Locate the lines where "size" occurs and copy them as they stand.

__Stored data__.
____

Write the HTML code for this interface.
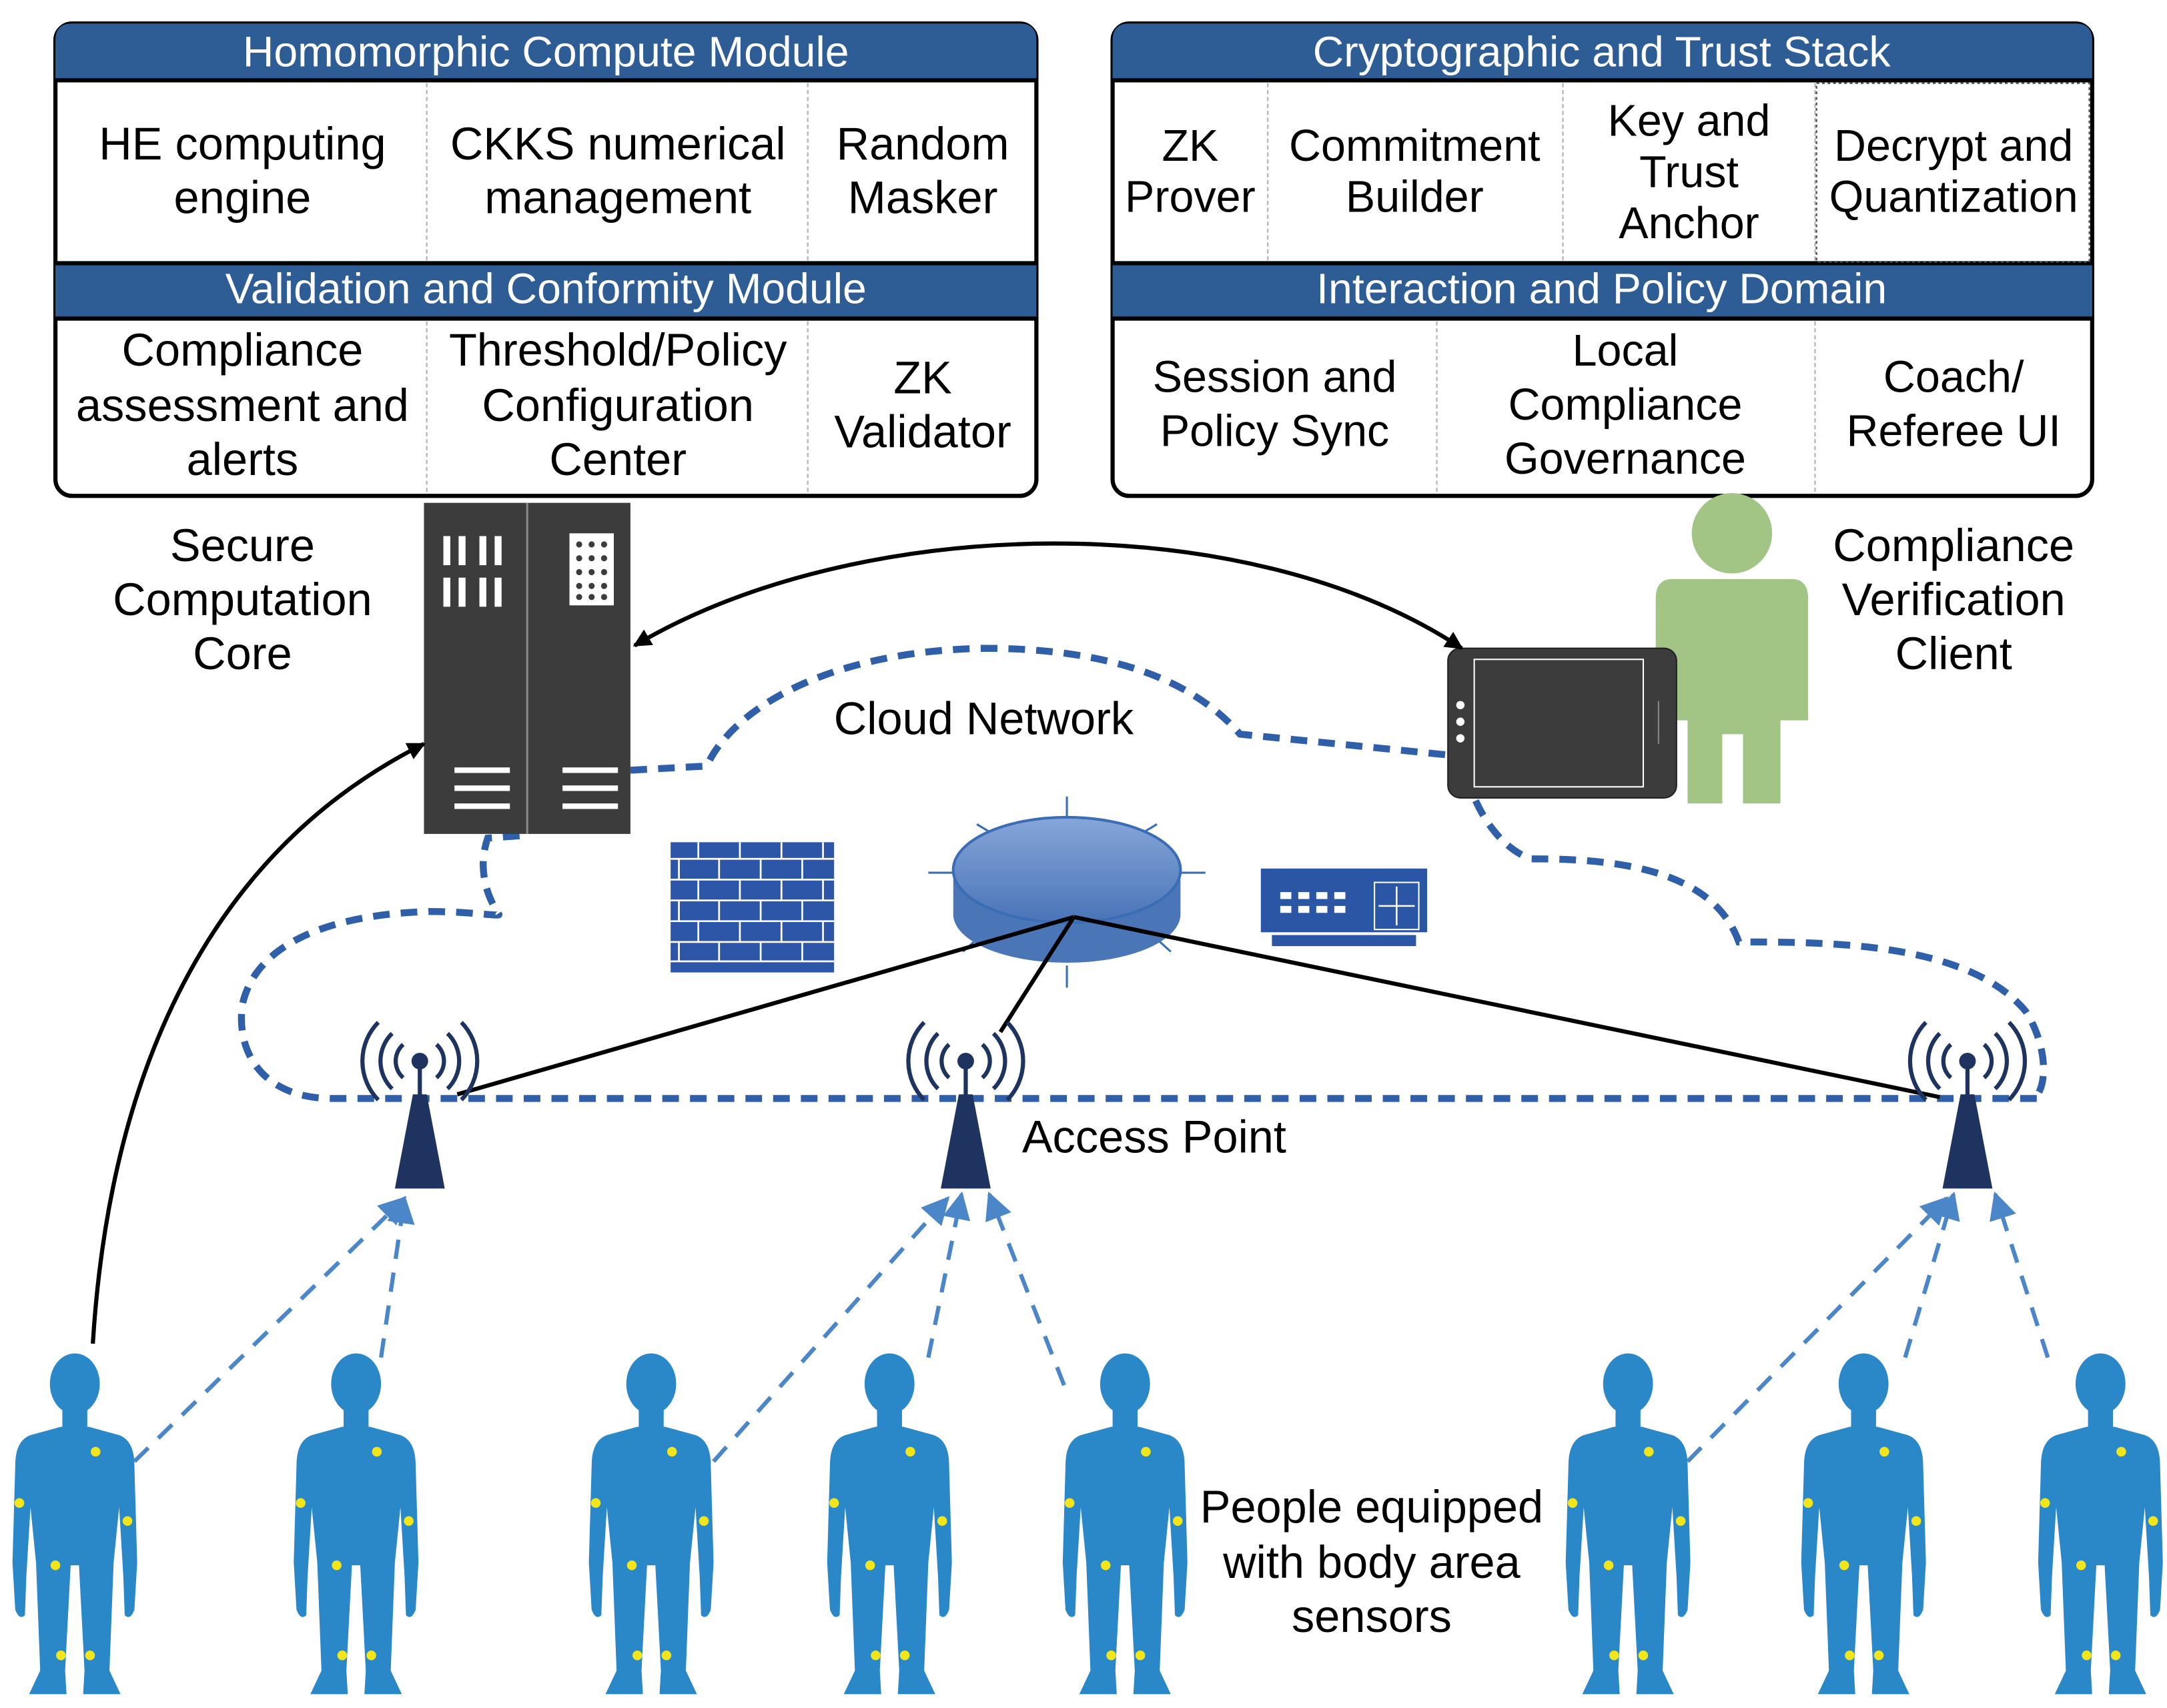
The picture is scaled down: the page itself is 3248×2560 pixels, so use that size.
<!DOCTYPE html>
<html><head><meta charset="utf-8"><style>
html,body{margin:0;padding:0;background:#fff;}
svg{display:block;}
text{font-family:"Liberation Sans",sans-serif;}
</style></head><body>
<svg width="3248" height="2560" viewBox="0 0 1564 1233" preserveAspectRatio="none" xmlns="http://www.w3.org/2000/svg">
<defs>
<marker id="ab" viewBox="0 0 10 10" refX="9" refY="5" markerWidth="13" markerHeight="13" orient="auto-start-reverse" markerUnits="userSpaceOnUse"><path d="M0 0 L10 5 L0 10 z" fill="#000"/></marker>
<marker id="abl" viewBox="0 0 10 10" refX="9" refY="5" markerWidth="20" markerHeight="20" orient="auto" markerUnits="userSpaceOnUse"><path d="M0 0 L10 5 L0 10 z" fill="#4a86c8"/></marker>
<linearGradient id="rg" x1="0" y1="0" x2="0" y2="1"><stop offset="0" stop-color="#86a6d8"/><stop offset="1" stop-color="#4a74b8"/></linearGradient>
<g id="person">
<ellipse cx="0" cy="21" rx="18" ry="22" fill="#2a88c8"/>
<rect x="-9" y="34" width="18" height="22" fill="#2a88c8"/>
<path d="M-10 52 L-32 58 Q-43 62 -43 80 L-45 150 L-43 184 Q-40 192 -36 188 L-35 160 L-32 110 L-30 130 L-28 150 L-25 228 L-33 245 L-6 245 L-7 228 L-3 152 L3 152 L7 228 L6 245 L33 245 L25 228 L28 150 L30 130 L32 110 L35 160 L36 188 Q40 192 43 184 L45 150 L43 80 Q43 62 32 58 L10 52 Z" fill="#2a88c8"/>
<g fill="#f2e51a"><circle cx="15" cy="70" r="3.5"/><circle cx="-40" cy="107" r="3.5"/><circle cx="38" cy="120" r="3.5"/><circle cx="-14" cy="152" r="3.5"/><circle cx="-10" cy="217" r="3.5"/><circle cx="11" cy="217" r="3.5"/></g>
</g>
<g id="ap">
<path d="M-5 0 L5 0 L18 68 L-18 68 Z" fill="#1e335f"/>
<line x1="0" y1="-22" x2="0" y2="2" stroke="#1e335f" stroke-width="3"/>
<circle cx="0" cy="-24" r="6" fill="#1e335f"/>
<g fill="none" stroke="#1e335f" stroke-width="3">
<path d="M-12 -36 A16 16 0 0 0 -12 -12"/><path d="M12 -36 A16 16 0 0 1 12 -12"/>
<path d="M-20 -44 A28 28 0 0 0 -20 -4"/><path d="M20 -44 A28 28 0 0 1 20 -4"/>
<path d="M-30 -52 A40 40 0 0 0 -30 4"/><path d="M30 -52 A40 40 0 0 1 30 4"/>
</g>
</g>
</defs>

<rect x="40" y="17" width="708" height="341" rx="12" fill="#fff" stroke="#000" stroke-width="3"/>
<path d="M40 57 L40 29 Q40 17 52 17 L736 17 Q748 17 748 29 L748 57 Z" fill="#2e5c94"/>
<rect x="40" y="190" width="708" height="40" fill="#2e5c94"/>
<g stroke="#000" stroke-width="3"><line x1="40" y1="58" x2="748" y2="58"/><line x1="40" y1="190" x2="748" y2="190"/><line x1="40" y1="230" x2="748" y2="230"/></g>
<g stroke="#bbb" stroke-width="1.2" stroke-dasharray="3,2"><line x1="308" y1="60" x2="308" y2="189"/><line x1="583" y1="60" x2="583" y2="189"/><line x1="308" y1="232" x2="308" y2="356"/><line x1="583" y1="232" x2="583" y2="356"/></g>
<g fill="#fff" font-size="31" text-anchor="middle"><text x="394" y="48">Homomorphic Compute Module</text><text x="394" y="219">Validation and Conformity Module</text></g>
<g font-size="33" text-anchor="middle" fill="#000">
<text x="175" y="115">HE computing</text><text x="175" y="154">engine</text>
<text x="446" y="115">CKKS numerical</text><text x="446" y="154">management</text>
<text x="666" y="115">Random</text><text x="666" y="154">Masker</text>
<text x="175" y="264">Compliance</text><text x="175" y="304">assessment and</text><text x="175" y="343">alerts</text>
<text x="446" y="264">Threshold/Policy</text><text x="446" y="304">Configuration</text><text x="446" y="343">Center</text>
<text x="666" y="284">ZK</text><text x="666" y="323">Validator</text>
</g>

<rect x="803" y="17" width="707" height="341" rx="12" fill="#fff" stroke="#000" stroke-width="3"/>
<path d="M803 57 L803 29 Q803 17 815 17 L1498 17 Q1510 17 1510 29 L1510 57 Z" fill="#2e5c94"/>
<rect x="803" y="190" width="707" height="40" fill="#2e5c94"/>
<g stroke="#000" stroke-width="3"><line x1="803" y1="58" x2="1510" y2="58"/><line x1="803" y1="190" x2="1510" y2="190"/><line x1="803" y1="230" x2="1510" y2="230"/></g>
<g stroke="#bbb" stroke-width="1.2" stroke-dasharray="3,2"><line x1="915" y1="60" x2="915" y2="189"/><line x1="1128" y1="60" x2="1128" y2="189"/><line x1="1310" y1="60" x2="1310" y2="189"/><line x1="1037" y1="232" x2="1037" y2="356"/><line x1="1310" y1="232" x2="1310" y2="356"/></g>
<rect x="1311" y="60" width="197" height="129" fill="none" stroke="#555" stroke-width="1.2" stroke-dasharray="2,2"/>
<g fill="#fff" font-size="31" text-anchor="middle"><text x="1156" y="48">Cryptographic and Trust Stack</text><text x="1156" y="219">Interaction and Policy Domain</text></g>
<g font-size="32" text-anchor="middle" fill="#000">
<text x="859" y="116">ZK</text><text x="859" y="153">Prover</text>
<text x="1021" y="116">Commitment</text><text x="1021" y="153">Builder</text>
<text x="1219" y="98">Key and</text><text x="1219" y="135">Trust</text><text x="1219" y="172">Anchor</text>
<text x="1410" y="116">Decrypt and</text><text x="1410" y="153">Quantization</text>
<text x="920" y="283">Session and</text><text x="920" y="322">Policy Sync</text>
<text x="1173" y="264">Local</text><text x="1173" y="303">Compliance</text><text x="1173" y="342">Governance</text>
<text x="1410" y="283">Coach/</text><text x="1410" y="322">Referee UI</text>
</g>

<g font-size="33" text-anchor="middle" fill="#000">
<text x="175" y="405">Secure</text><text x="175" y="444">Computation</text><text x="175" y="483">Core</text>
<text x="1410" y="405">Compliance</text><text x="1410" y="444">Verification</text><text x="1410" y="483">Client</text>
<text x="710" y="530">Cloud Network</text>
<text x="833" y="832">Access Point</text>
<text x="990" y="1099">People equipped</text><text x="990" y="1139">with body area</text><text x="990" y="1178">sensors</text>
</g>

<path d="M1470 793 L240 793 C190 793 170 760 175 725 C185 680 240 660 310 658 C340 658 362 662 360 660 C350 645 345 625 352 605 L380 603 M455 556 L510 553 C530 510 600 470 710 468 C800 468 860 490 895 530 L1045 545 M1065 578 C1075 600 1090 615 1105 620 C1160 620 1235 625 1255 680 C1320 680 1420 680 1462 730 C1478 755 1478 785 1468 793"
 fill="none" stroke="#2f5fa8" stroke-width="5" stroke-dasharray="12,8"/>

<rect x="306" y="363" width="149" height="239" fill="#3c3c3c"/>
<line x1="380.5" y1="363" x2="380.5" y2="602" stroke="#888" stroke-width="1.5"/>
<g fill="#fff">
<rect x="320" y="387" width="5" height="21"/><rect x="331" y="387" width="5" height="21"/><rect x="346" y="387" width="5" height="21"/><rect x="357" y="387" width="5" height="21"/>
<rect x="320" y="417" width="5" height="21"/><rect x="331" y="417" width="5" height="21"/><rect x="346" y="417" width="5" height="21"/><rect x="357" y="417" width="5" height="21"/>
<rect x="411" y="385" width="32" height="52"/>
<rect x="328" y="554" width="40" height="4"/><rect x="328" y="567" width="40" height="4"/><rect x="328" y="580" width="40" height="4"/>
<rect x="406" y="554" width="40" height="4"/><rect x="406" y="567" width="40" height="4"/><rect x="406" y="580" width="40" height="4"/>
</g>
<g fill="#3c3c3c">
<circle cx="418" cy="393" r="2.2"/><circle cx="427" cy="393" r="2.2"/><circle cx="436" cy="393" r="2.2"/>
<circle cx="418" cy="403" r="2.2"/><circle cx="427" cy="403" r="2.2"/><circle cx="436" cy="403" r="2.2"/>
<circle cx="418" cy="413" r="2.2"/><circle cx="427" cy="413" r="2.2"/><circle cx="436" cy="413" r="2.2"/>
<circle cx="418" cy="423" r="2.2"/><circle cx="427" cy="423" r="2.2"/><circle cx="436" cy="423" r="2.2"/>
<circle cx="418" cy="431" r="2.2"/><circle cx="427" cy="431" r="2.2"/><circle cx="436" cy="431" r="2.2"/>
</g>

<g fill="#a2c586">
<circle cx="1250" cy="385" r="29"/>
<path d="M1207 418 L1293 418 Q1305 418 1305 432 L1305 520 L1285 520 L1285 580 L1258 580 L1258 530 L1243 530 L1243 580 L1218 580 L1218 520 L1195 520 L1195 432 Q1195 418 1207 418 Z"/>
</g>
<rect x="1045" y="468" width="165" height="108" rx="9" fill="#3c3c3c" stroke="#222" stroke-width="1"/>
<rect x="1064" y="476" width="122" height="92" fill="#3c3c3c" stroke="#fff" stroke-width="1"/>
<g fill="#fff"><circle cx="1054" cy="509" r="3"/><circle cx="1054" cy="521" r="3"/><circle cx="1054" cy="533" r="3"/></g>
<line x1="1197" y1="506" x2="1197" y2="537" stroke="#888" stroke-width="1"/>

<rect x="484" y="608" width="118" height="94" fill="#2e56a8"/>
<g stroke="#fff" stroke-width="1.3">
<line x1="484" y1="620" x2="602" y2="620"/><line x1="484" y1="635" x2="602" y2="635"/><line x1="484" y1="650" x2="602" y2="650"/><line x1="484" y1="665" x2="602" y2="665"/><line x1="484" y1="680" x2="602" y2="680"/><line x1="484" y1="694" x2="602" y2="694"/>
<line x1="504" y1="608" x2="504" y2="620"/><line x1="534" y1="608" x2="534" y2="620"/><line x1="564" y1="608" x2="564" y2="620"/><line x1="594" y1="608" x2="594" y2="620"/>
<line x1="490" y1="620" x2="490" y2="635"/><line x1="519" y1="620" x2="519" y2="635"/><line x1="549" y1="620" x2="549" y2="635"/><line x1="579" y1="620" x2="579" y2="635"/>
<line x1="504" y1="635" x2="504" y2="650"/><line x1="534" y1="635" x2="534" y2="650"/><line x1="564" y1="635" x2="564" y2="650"/><line x1="594" y1="635" x2="594" y2="650"/>
<line x1="490" y1="650" x2="490" y2="665"/><line x1="519" y1="650" x2="519" y2="665"/><line x1="549" y1="650" x2="549" y2="665"/><line x1="579" y1="650" x2="579" y2="665"/>
<line x1="504" y1="665" x2="504" y2="680"/><line x1="534" y1="665" x2="534" y2="680"/><line x1="564" y1="665" x2="564" y2="680"/><line x1="594" y1="665" x2="594" y2="680"/>
<line x1="490" y1="680" x2="490" y2="694"/><line x1="519" y1="680" x2="519" y2="694"/><line x1="549" y1="680" x2="549" y2="694"/><line x1="579" y1="680" x2="579" y2="694"/>
</g>

<g stroke="#3a6db5" stroke-width="1.5">
<line x1="770" y1="575" x2="770" y2="592"/><line x1="705" y1="595" x2="725" y2="607"/><line x1="835" y1="595" x2="815" y2="607"/>
<line x1="670" y1="630" x2="690" y2="630"/><line x1="850" y1="630" x2="870" y2="630"/><line x1="770" y1="697" x2="770" y2="713"/><line x1="835" y1="678" x2="845" y2="687"/><line x1="705" y1="678" x2="695" y2="687"/>
</g>
<path d="M688 628 L688 660 A82 35 0 0 0 852 660 L852 628 Z" fill="#4a76b8"/>
<ellipse cx="770" cy="628" rx="82" ry="38" fill="url(#rg)" stroke="#3a6db5" stroke-width="2"/>

<rect x="910" y="627" width="120" height="46" fill="#2b56a6"/>
<rect x="918" y="675" width="104" height="8" fill="#2b56a6"/>
<g fill="#fff"><rect x="924" y="644" width="8" height="5"/><rect x="937" y="644" width="8" height="5"/><rect x="950" y="644" width="8" height="5"/><rect x="963" y="644" width="8" height="5"/>
<rect x="924" y="654" width="8" height="5"/><rect x="937" y="654" width="8" height="5"/><rect x="950" y="654" width="8" height="5"/><rect x="963" y="654" width="8" height="5"/></g>
<rect x="992" y="637" width="32" height="34" fill="none" stroke="#fff" stroke-width="1"/>
<g stroke="#fff" stroke-width="1.2"><line x1="1008" y1="640" x2="1008" y2="668"/><line x1="995" y1="654" x2="1021" y2="654"/></g>

<g stroke="#000" stroke-width="3" fill="none">
<line x1="775" y1="662" x2="330" y2="790"/>
<line x1="775" y1="662" x2="722" y2="745"/>
<line x1="775" y1="662" x2="1400" y2="792"/>
</g>

<use href="#ap" x="303" y="790"/>
<use href="#ap" x="697" y="790"/>
<use href="#ap" x="1420" y="790"/>

<path d="M1055 468 C900 365 620 370 458 466" fill="none" stroke="#000" stroke-width="3" marker-start="url(#ab)" marker-end="url(#ab)"/>
<path d="M67 970 C80 760 160 610 306 537" fill="none" stroke="#000" stroke-width="3" marker-end="url(#ab)"/>

<g stroke="#4a86c8" stroke-width="3" stroke-dasharray="14,10" fill="none" marker-end="url(#abl)">
<line x1="97" y1="1055" x2="292" y2="865"/>
<line x1="275" y1="980" x2="292" y2="865"/>
<line x1="515" y1="1055" x2="684" y2="865"/>
<line x1="670" y1="980" x2="694" y2="862"/>
<line x1="768" y1="1000" x2="714" y2="862"/>
<line x1="1218" y1="1055" x2="1405" y2="865"/>
<line x1="1375" y1="980" x2="1410" y2="862"/>
<line x1="1478" y1="980" x2="1440" y2="862"/>
</g>

<use href="#person" x="54" y="978"/>
<use href="#person" x="257" y="978"/>
<use href="#person" x="470" y="978"/>
<use href="#person" x="642" y="978"/>
<use href="#person" x="812" y="978"/>
<use href="#person" x="1175" y="978"/>
<use href="#person" x="1345" y="978"/>
<use href="#person" x="1516" y="978"/>
</svg>
</body></html>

____

__Written solution__.
The picture is scaled down: the page itself is 3248×2560 pixels, so use that size.
<g fill="#fff" font-size="31" text-anchor="middle"><text x="394" y="48">Homomorphic Compute Module</text><text x="394" y="219">Validation and Conformity Module</text></g>
<g font-size="33" text-anchor="middle" fill="#000">
<g fill="#fff" font-size="31" text-anchor="middle"><text x="1156" y="48">Cryptographic and Trust Stack</text><text x="1156" y="219">Interaction and Policy Domain</text></g>
<g font-size="32" text-anchor="middle" fill="#000">
<g font-size="33" text-anchor="middle" fill="#000">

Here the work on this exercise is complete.